As the SSCI finally prepared to release the 6,000-page report in 2013, unnamed CIA officials began repeatedly leaking to the press parts of its own in-house rebuttal report as an attempt to discredit the SSCI report.
“I am appalled by the persistent media leaks by anonymous officials regarding the C.I.A.’s response to the committee’s study," Senator Dianne Feinstein (D-Calif.) said. "Leaks defending the C.I.A. interrogation program regardless of underlying facts or costs have been a persistent problem for many years. This behavior was, and remains, unacceptable.”
Part of the deal between SSCI and the CIA was that Senate staffers would be able to access documents and communicate with each other using CIA computers without obstruction. A few months ago, Dianne Feinstein publicly accused the CIA of spying on Senate staffers through the computers they were using in Virginia.
The CIA countered that no such thing happened and accused Senate staffers of breaking the law by accessing documents that were restricted to them. The Justice Department investigated and found that no staffers broke the law.
The CIA’s own inspector general, meanwhile, reported that several CIA officers did, in fact, access the staffers’ server and inappropriately monitored their communications. CIA Director John Brennan, who initially made a full-throated denial about the spying, has since publicly admitted that spying indeed occurred and personally apologized to Feinstein.
Simultaneously, the CIA, in one of the most staggering cases of conflict-of-interest, was given the privilege of reviewing the 6,000-page report and redacting information it did not want declassified. The result, according to Senators Feinstein, Levin (D-Mich.), Udall (D-Colo.), and Wyden (D-Ore.) was little more than a brazen display of chutzpah.

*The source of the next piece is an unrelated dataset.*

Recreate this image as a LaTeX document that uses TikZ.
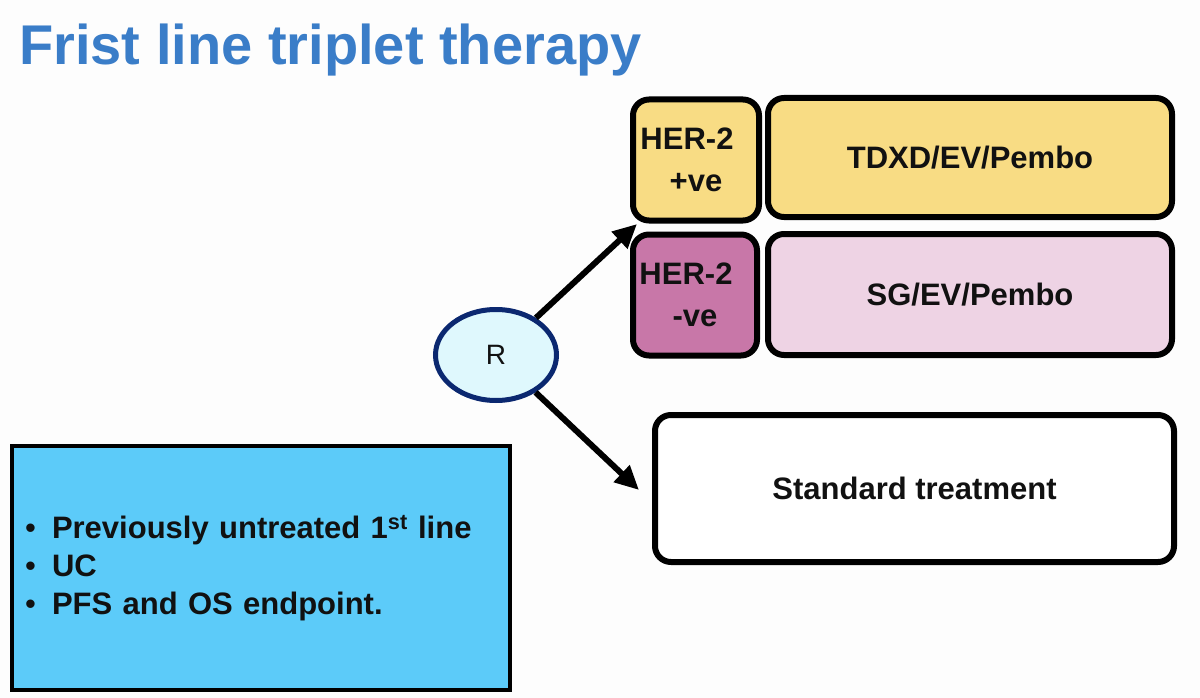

From The Wall Street Journal:
"The redactions that CIA has proposed to the Intelligence Committee's report on CIA interrogations are totally unacceptable," said Sen. Carl Levin (D., Mich.), chairman of the Senate Armed Services Committee. "Classification should be used to protect sources and methods or the disclosure of information which could compromise national security, not to avoid disclosure of improper acts or embarrassing information."
Levin said a number of the proposed redactions consisted of information that had appeared in a report his committee released in 2009.
Director of National Intelligence James Clapper, who already stands disgraced for repeatedly lying to the public and Congress (a felony transgression) about the “non-existence” and scope of the NSA spying program, retorted that 85 percent of the report remains unclassified and that the intelligence community acted in good faith.
”While Director Clapper may be technically correct that the document has been 85% declassified, it is also true that strategically placed redactions can make a narrative incomprehensible and can certainly make it more difficult to understand the basis for the findings and conclusions reached in the report," Sen. Udall said.
Feinstein announced that release of the full, declassified report would be delayed until the redaction process has been redone in (better) faith.
What should be made of all this? We are witnessing radical behavior on the part of the CIA: it has aligned itself against Congress, reasonable government transparency, and U.S. and international law.
For those knowledgeable about CIA history, the bureaucracy’s contemporary hostility to domestic institutions is unsurprising and mostly foreseeable. It’s a combination of decades of “free passes” by succeeding administrations during the Cold War and, since 9/11, rapid mission creep.
The corrupt, bloated and radically undemocratic character of the bureaucracy should be enough grounds to consider radical reform measures, including “restarting” the agency -- literally rebuilding it from the ground up. New structure, new refortified oversight measures, new strictly defined mission. It may not be the answer, but it should be part of the conversation at this point.